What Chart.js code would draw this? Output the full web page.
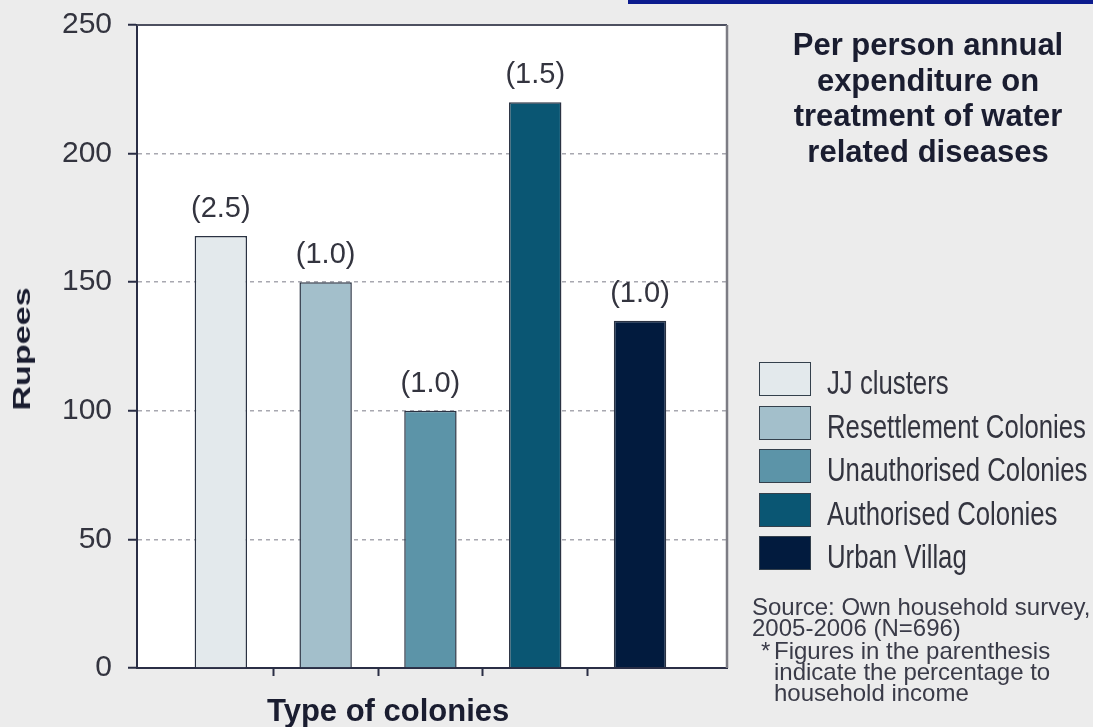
<!DOCTYPE html>
<html>
<head>
<meta charset="utf-8">
<title>Per person annual expenditure on treatment of water related diseases</title>
<script src="https://cdn.jsdelivr.net/npm/chart.js@4.4.1/dist/chart.umd.min.js"></script>
<style>
body { margin: 0; background: #ececec; font-family: "Liberation Sans", Arial, sans-serif; }
#wrap { position: relative; width: 1093px; height: 727px; overflow: hidden; }
#bar-chart { position: absolute; left: 0; top: 0; }
#topbar { position: absolute; left: 628px; top: 0; width: 465px; height: 4px; background: #0c1b8e; }
#title { position: absolute; left: 728px; top: 27px; width: 400px; text-align: center;
  font-weight: bold; font-size: 31px; line-height: 35.5px; color: #1a1d30; }
#ytitle { position: absolute; left: 21.7px; top: 348.5px; font-weight: bold; font-size: 24px; line-height: 24px;
  color: #1a1d30; white-space: nowrap; transform: translate(-50%, -50%) rotate(-90deg) scaleX(1.42); }
#xtitle { position: absolute; left: 267px; top: 696px; font-weight: bold; font-size: 31px; line-height: 30px;
  color: #1a1d30; white-space: nowrap; }
#legend { position: absolute; left: 759px; top: 362px; }
.row { position: absolute; left: 0; width: 340px; height: 35px; }
.box { position: absolute; left: 0; top: 0; width: 50px; height: 32px; border: 1.5px solid #34404c; }
.lbl { position: absolute; left: 68px; top: 3px; font-size: 33px; line-height: 35px; color: #33343f;
  white-space: nowrap; transform: scaleX(0.78); transform-origin: left center; }
#notes { position: absolute; left: 752px; top: 596px; font-size: 24px; line-height: 21px; color: #3a3b48; white-space: nowrap; }
#notes p { margin: 0; }
#notes .star { position: relative; padding-left: 22px; margin-top: 2px; }
#notes .star span { position: absolute; left: 9px; top: 0; }
</style>
</head>
<body>
<div id="wrap">
  <canvas id="bar-chart" width="1093" height="727"></canvas>
  <div id="topbar"></div>
  <div id="title">Per person annual<br>expenditure on<br>treatment of water<br>related diseases</div>
  <div id="ytitle">Rupees</div>
  <div id="xtitle">Type of colonies</div>
  <div id="legend"></div>
  <div id="notes">
    <p>Source: Own household survey,<br>2005-2006 (N=696)</p>
    <p class="star"><span>*</span>Figures in the parenthesis<br>indicate the percentage to<br>household income</p>
  </div>
</div>
<script>
// chart values
var categories = ["JJ clusters", "Resettlement Colonies", "Unauthorised Colonies", "Authorised Colonies", "Urban Villag"];
var expenditure = [168, 150, 100, 220, 135];
var incomeShare = [2.5, 1.0, 1.0, 1.5, 1.0];
var yTicks = [0, 50, 100, 150, 200, 250];
var barColors = ["#e3e9ec", "#a3bfcb", "#5c94a8", "#0a5673", "#021b3e"];

// gets canvas element
var ctx = document.getElementById('bar-chart').getContext('2d');

// white plot area with top and right frame lines
var framePlugin = {
    id: 'frame',
    beforeDraw: function(chart) {
        var a = chart.chartArea, c = chart.ctx;
        c.save();
        c.fillStyle = '#ffffff';
        c.fillRect(a.left, a.top, a.right - a.left, a.bottom - a.top);
        c.restore();
    },
    afterDraw: function(chart) {
        var a = chart.chartArea, c = chart.ctx;
        c.save();
        c.lineWidth = 2;
        c.strokeStyle = '#4d5060';
        c.beginPath();
        c.moveTo(a.left, a.top);
        c.lineTo(a.right, a.top);
        c.stroke();
        c.strokeStyle = '#7c7c84';
        c.lineWidth = 2.5;
        c.beginPath();
        c.moveTo(a.right, a.top);
        c.lineTo(a.right, a.bottom);
        c.stroke();
        c.restore();
    }
};

// percentage of income above each bar
var labelPlugin = {
    id: 'shareLabels',
    afterDatasetsDraw: function(chart) {
        var c = chart.ctx;
        c.save();
        c.font = '29px "Liberation Sans", Arial, sans-serif';
        c.fillStyle = '#33343f';
        c.textAlign = 'center';
        c.textBaseline = 'alphabetic';
        chart.getDatasetMeta(0).data.forEach(function(bar, i) {
            c.fillText('(' + incomeShare[i].toFixed(1) + ')', bar.x, bar.y - 19);
        });
        c.restore();
    }
};

function getPoints() {
    var points = [];
    for (var i = 0; i < expenditure.length; i++) {
        points.push({x: i + 1, y: expenditure[i]});
    }
    return points;
}

// separators sit halfway between neighbouring categories
function getSeparators() {
    var seps = [];
    for (var i = 1; i < categories.length; i++) {
        seps.push({value: i + 0.5});
    }
    return seps;
}

var axisColor = '#2a2e45';

var myChart = new Chart(ctx, {
    type: 'bar',
    data: {
        datasets: [{
            label: 'Rupees',
            data: getPoints(),
            backgroundColor: barColors,
            borderColor: '#2a3242',
            borderWidth: 1.5,
            barPercentage: 0.5,
            categoryPercentage: 1
        }]
    },
    options: {
        responsive: false,
        animation: false,
        layout: { padding: { top: 25, right: 366 } },
        plugins: {
            legend: { display: false },
            tooltip: { enabled: false }
        },
        scales: {
            x: {
                type: 'linear',
                offset: false,
                bounds: 'data',
                min: 0.2,
                max: 5.83,
                afterDataLimits: function(s) { s.min = 0.2; s.max = 5.83; },
                afterBuildTicks: function(s) { s.ticks = getSeparators(); s.min = 0.2; s.max = 5.83; },
                afterFit: function(s) { s.height = 59; s.paddingLeft = 0; s.paddingRight = 0; },
                ticks: { callback: function() { return ''; } },
                grid: { offset: false, drawOnChartArea: false, tickLength: 8, tickWidth: 2, tickColor: axisColor },
                border: { color: axisColor, width: 2 }
            },
            y: {
                min: 0,
                max: 250,
                afterBuildTicks: function(s) { s.ticks = yTicks.map(function(v) { return {value: v}; }); },
                afterFit: function(s) { s.width = 137; s.paddingTop = 0; s.paddingBottom = 0; },
                ticks: {
                    font: { family: '"Liberation Sans", Arial, sans-serif', size: 30 },
                    color: '#33343f',
                    padding: 16
                },
                grid: {
                    color: function(c) {
                        var v = c.tick ? c.tick.value : null;
                        return (v === 0 || v === 250) ? 'rgba(0,0,0,0)' : '#a8a8b0';
                    },
                    lineWidth: 1.5,
                    tickLength: 9,
                    tickWidth: 2,
                    tickColor: axisColor
                },
                border: { color: axisColor, width: 2, dash: [4, 4] }
            }
        }
    },
    plugins: [framePlugin, labelPlugin]
});

// legend built from the same categories and colours
var legend = document.getElementById('legend');
categories.forEach(function(name, i) {
    var row = document.createElement('div');
    row.className = 'row';
    row.style.top = (i * 43.6) + 'px';
    var box = document.createElement('div');
    box.className = 'box';
    box.style.background = barColors[i];
    var lbl = document.createElement('span');
    lbl.className = 'lbl';
    lbl.textContent = name;
    row.appendChild(box);
    row.appendChild(lbl);
    legend.appendChild(row);
});
</script>
</body>
</html>
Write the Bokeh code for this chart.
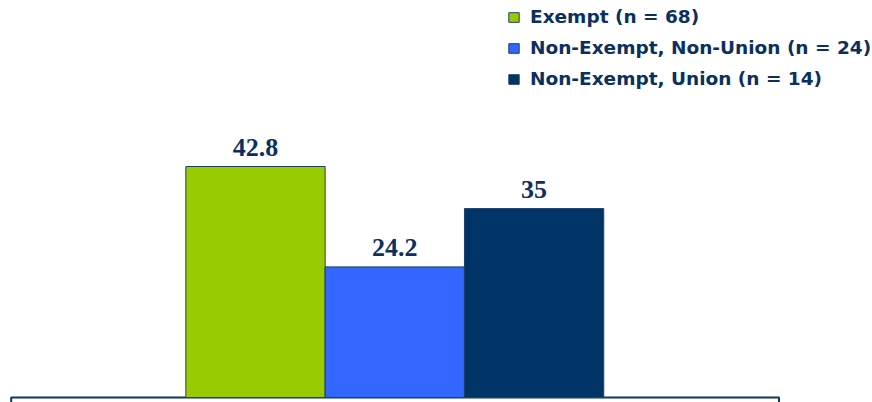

★ ★ ★

TASK OBJECTIVE:
Pictures don't belong in the copy. Restate all the entries exactly.

ANSWER TO THE EXERCISE:
What Chart.js code would draw this? Output the full web page.
<!DOCTYPE html>
<html>
<head>
<meta charset="utf-8">
<title>Per person annual expenditure on treatment of water related diseases</title>
<script src="https://cdn.jsdelivr.net/npm/chart.js@4.4.1/dist/chart.umd.min.js"></script>
<style>
body { margin: 0; background: #ececec; font-family: "Liberation Sans", Arial, sans-serif; }
#wrap { position: relative; width: 1093px; height: 727px; overflow: hidden; }
#bar-chart { position: absolute; left: 0; top: 0; }
#topbar { position: absolute; left: 628px; top: 0; width: 465px; height: 4px; background: #0c1b8e; }
#title { position: absolute; left: 728px; top: 27px; width: 400px; text-align: center;
  font-weight: bold; font-size: 31px; line-height: 35.5px; color: #1a1d30; }
#ytitle { position: absolute; left: 21.7px; top: 348.5px; font-weight: bold; font-size: 24px; line-height: 24px;
  color: #1a1d30; white-space: nowrap; transform: translate(-50%, -50%) rotate(-90deg) scaleX(1.42); }
#xtitle { position: absolute; left: 267px; top: 696px; font-weight: bold; font-size: 31px; line-height: 30px;
  color: #1a1d30; white-space: nowrap; }
#legend { position: absolute; left: 759px; top: 362px; }
.row { position: absolute; left: 0; width: 340px; height: 35px; }
.box { position: absolute; left: 0; top: 0; width: 50px; height: 32px; border: 1.5px solid #34404c; }
.lbl { position: absolute; left: 68px; top: 3px; font-size: 33px; line-height: 35px; color: #33343f;
  white-space: nowrap; transform: scaleX(0.78); transform-origin: left center; }
#notes { position: absolute; left: 752px; top: 596px; font-size: 24px; line-height: 21px; color: #3a3b48; white-space: nowrap; }
#notes p { margin: 0; }
#notes .star { position: relative; padding-left: 22px; margin-top: 2px; }
#notes .star span { position: absolute; left: 9px; top: 0; }
</style>
</head>
<body>
<div id="wrap">
  <canvas id="bar-chart" width="1093" height="727"></canvas>
  <div id="topbar"></div>
  <div id="title">Per person annual<br>expenditure on<br>treatment of water<br>related diseases</div>
  <div id="ytitle">Rupees</div>
  <div id="xtitle">Type of colonies</div>
  <div id="legend"></div>
  <div id="notes">
    <p>Source: Own household survey,<br>2005-2006 (N=696)</p>
    <p class="star"><span>*</span>Figures in the parenthesis<br>indicate the percentage to<br>household income</p>
  </div>
</div>
<script>
// chart values
var categories = ["JJ clusters", "Resettlement Colonies", "Unauthorised Colonies", "Authorised Colonies", "Urban Villag"];
var expenditure = [168, 150, 100, 220, 135];
var incomeShare = [2.5, 1.0, 1.0, 1.5, 1.0];
var yTicks = [0, 50, 100, 150, 200, 250];
var barColors = ["#e3e9ec", "#a3bfcb", "#5c94a8", "#0a5673", "#021b3e"];

// gets canvas element
var ctx = document.getElementById('bar-chart').getContext('2d');

// white plot area with top and right frame lines
var framePlugin = {
    id: 'frame',
    beforeDraw: function(chart) {
        var a = chart.chartArea, c = chart.ctx;
        c.save();
        c.fillStyle = '#ffffff';
        c.fillRect(a.left, a.top, a.right - a.left, a.bottom - a.top);
        c.restore();
    },
    afterDraw: function(chart) {
        var a = chart.chartArea, c = chart.ctx;
        c.save();
        c.lineWidth = 2;
        c.strokeStyle = '#4d5060';
        c.beginPath();
        c.moveTo(a.left, a.top);
        c.lineTo(a.right, a.top);
        c.stroke();
        c.strokeStyle = '#7c7c84';
        c.lineWidth = 2.5;
        c.beginPath();
        c.moveTo(a.right, a.top);
        c.lineTo(a.right, a.bottom);
        c.stroke();
        c.restore();
    }
};

// percentage of income above each bar
var labelPlugin = {
    id: 'shareLabels',
    afterDatasetsDraw: function(chart) {
        var c = chart.ctx;
        c.save();
        c.font = '29px "Liberation Sans", Arial, sans-serif';
        c.fillStyle = '#33343f';
        c.textAlign = 'center';
        c.textBaseline = 'alphabetic';
        chart.getDatasetMeta(0).data.forEach(function(bar, i) {
            c.fillText('(' + incomeShare[i].toFixed(1) + ')', bar.x, bar.y - 19);
        });
        c.restore();
    }
};

function getPoints() {
    var points = [];
    for (var i = 0; i < expenditure.length; i++) {
        points.push({x: i + 1, y: expenditure[i]});
    }
    return points;
}

// separators sit halfway between neighbouring categories
function getSeparators() {
    var seps = [];
    for (var i = 1; i < categories.length; i++) {
        seps.push({value: i + 0.5});
    }
    return seps;
}

var axisColor = '#2a2e45';

var myChart = new Chart(ctx, {
    type: 'bar',
    data: {
        datasets: [{
            label: 'Rupees',
            data: getPoints(),
            backgroundColor: barColors,
            borderColor: '#2a3242',
            borderWidth: 1.5,
            barPercentage: 0.5,
            categoryPercentage: 1
        }]
    },
    options: {
        responsive: false,
        animation: false,
        layout: { padding: { top: 25, right: 366 } },
        plugins: {
            legend: { display: false },
            tooltip: { enabled: false }
        },
        scales: {
            x: {
                type: 'linear',
                offset: false,
                bounds: 'data',
                min: 0.2,
                max: 5.83,
                afterDataLimits: function(s) { s.min = 0.2; s.max = 5.83; },
                afterBuildTicks: function(s) { s.ticks = getSeparators(); s.min = 0.2; s.max = 5.83; },
                afterFit: function(s) { s.height = 59; s.paddingLeft = 0; s.paddingRight = 0; },
                ticks: { callback: function() { return ''; } },
                grid: { offset: false, drawOnChartArea: false, tickLength: 8, tickWidth: 2, tickColor: axisColor },
                border: { color: axisColor, width: 2 }
            },
            y: {
                min: 0,
                max: 250,
                afterBuildTicks: function(s) { s.ticks = yTicks.map(function(v) { return {value: v}; }); },
                afterFit: function(s) { s.width = 137; s.paddingTop = 0; s.paddingBottom = 0; },
                ticks: {
                    font: { family: '"Liberation Sans", Arial, sans-serif', size: 30 },
                    color: '#33343f',
                    padding: 16
                },
                grid: {
                    color: function(c) {
                        var v = c.tick ? c.tick.value : null;
                        return (v === 0 || v === 250) ? 'rgba(0,0,0,0)' : '#a8a8b0';
                    },
                    lineWidth: 1.5,
                    tickLength: 9,
                    tickWidth: 2,
                    tickColor: axisColor
                },
                border: { color: axisColor, width: 2, dash: [4, 4] }
            }
        }
    },
    plugins: [framePlugin, labelPlugin]
});

// legend built from the same categories and colours
var legend = document.getElementById('legend');
categories.forEach(function(name, i) {
    var row = document.createElement('div');
    row.className = 'row';
    row.style.top = (i * 43.6) + 'px';
    var box = document.createElement('div');
    box.className = 'box';
    box.style.background = barColors[i];
    var lbl = document.createElement('span');
    lbl.className = 'lbl';
    lbl.textContent = name;
    row.appendChild(box);
    row.appendChild(lbl);
    legend.appendChild(row);
});
</script>
</body>
</html>
Write the Bokeh code for this chart.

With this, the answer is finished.